At the bottom of the stack there is a Tx instance for every interface in the stack. View the Tx struct as the base tx-object. The Tx holds the sending part of the pnet backend and a simple counter behind a Mutex. Whenever anything in the stack changes, such as updates to the Arp or routing tables, the counter inside the Tx is incremented automatically by the stack. The Tx also holds the counter value from when it was created. When any tx-object is used to send a packet the sending will propagate down and eventually reach the Tx at the bottom. There the Mutex is locked and the counter from the creation of that Tx is compared to the counter behind the lock. If the counters are equal the packet is transmitted on the network, otherwise a TxError::InvalidTx is returned. The reason for this is that every tx-object should be kept simple and not do any lookups against routing tables etc when they construct their packets. As long as nothing changes inside the stack all transmissions can go ahead with no locking or lookups inside their send methods. As soon as a change happens inside the stack all existing tx-objects become invalid and must be recreated (which is cheap).

[1]: This will change when IPv6 is implemented so that UdpTx can be used on top of both.

Receiving

Just as every protocol in the stack has a struct whose name ends in Tx for transmission, it has a corresponding struct ending in Rx that is used for parsing incoming packets.

The rx-objects behave a little bit different on different levels of the stack.
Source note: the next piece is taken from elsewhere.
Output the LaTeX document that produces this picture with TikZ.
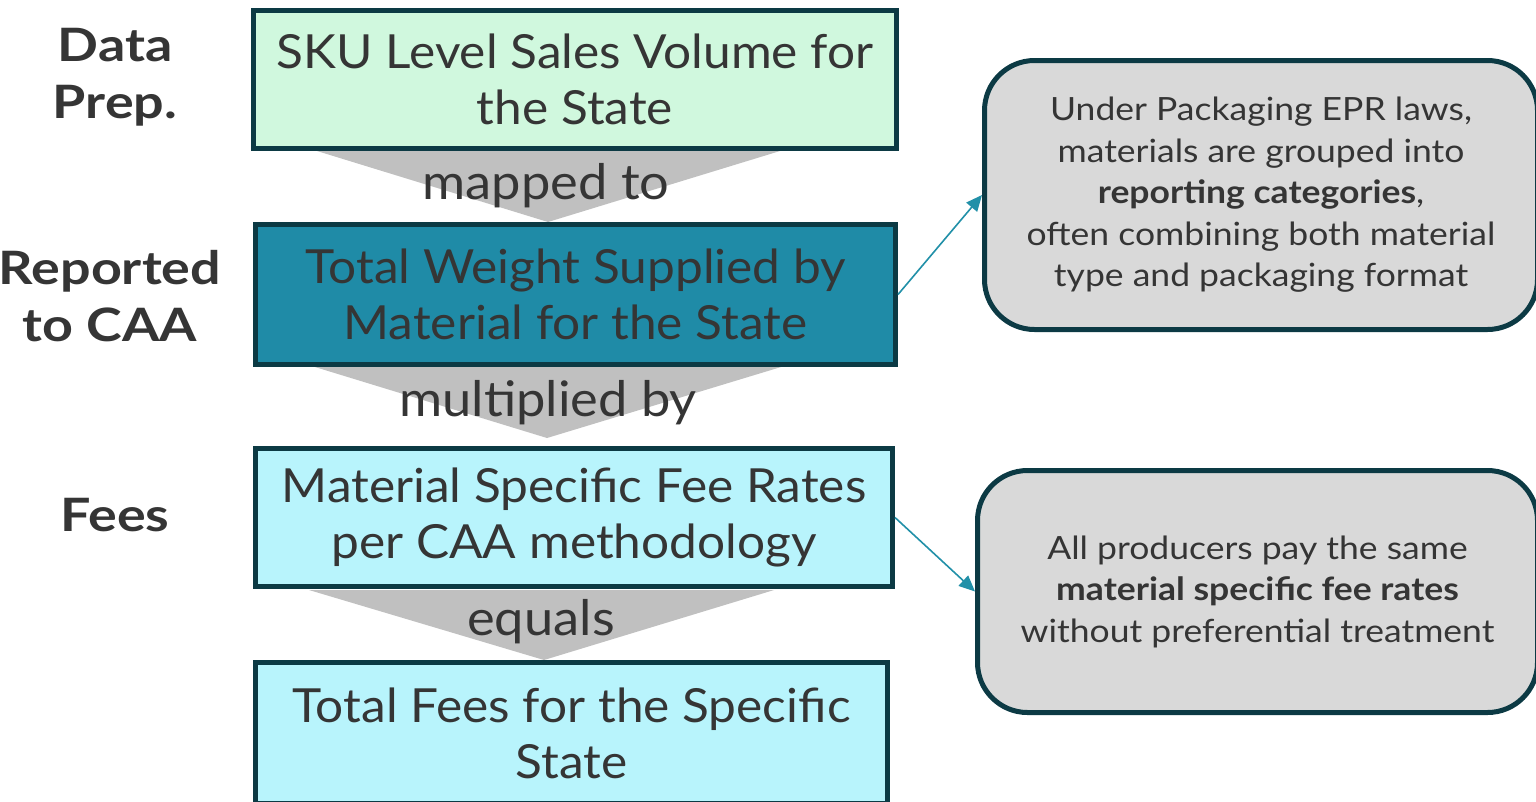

At the bottom the listeners are fixed and given in the constructor to avoid locking at each level on every incoming packets. Further up the stack the listeners are HashMaps behind Mutexes that can be changed throughout the life of the stack to accomodate added and removed sockets.

Work will be done to reduce locking on the receiving end. However, optimization comes after functionality, so that will be done later.

tests

This crate contains both unit tests and integration tests, both placed where the Rust book recommends them to be. The problem is that I need to do some mocking in the unit tests to be able to swap out the real dependencies with fake ones, so I can test individual structs without initializing too many other structs. At the moment this is solved with conditional compilation. When the feature "unit-tests" is active dependencies will be swapped out for mocks that exist in rips::test.

The bundled script test.sh is a tiny script that will execute both the unit tests and the integration tests.

Ideas on how to solve this in a better way is welcome. However, the requirements are that the solution does not bloat the production version of the code noticeably. Static dispatch can't be changed into dynamic dispatch just to allow testing.

Unsolved Questions

Here are a few problems that I ran into that I still did not solve. Feedback is welcome.

  • If it's possible to have the same IP on multiple interfaces, which one will a socket bound to that local IP receive packets from? Both?
  • Should the IP layer reassemble fragmented packets that are out of order?
  • Should the FooTx structs not contain the underlying BarTx and do the sending internally. But instead be agnostic of the underlying protocol.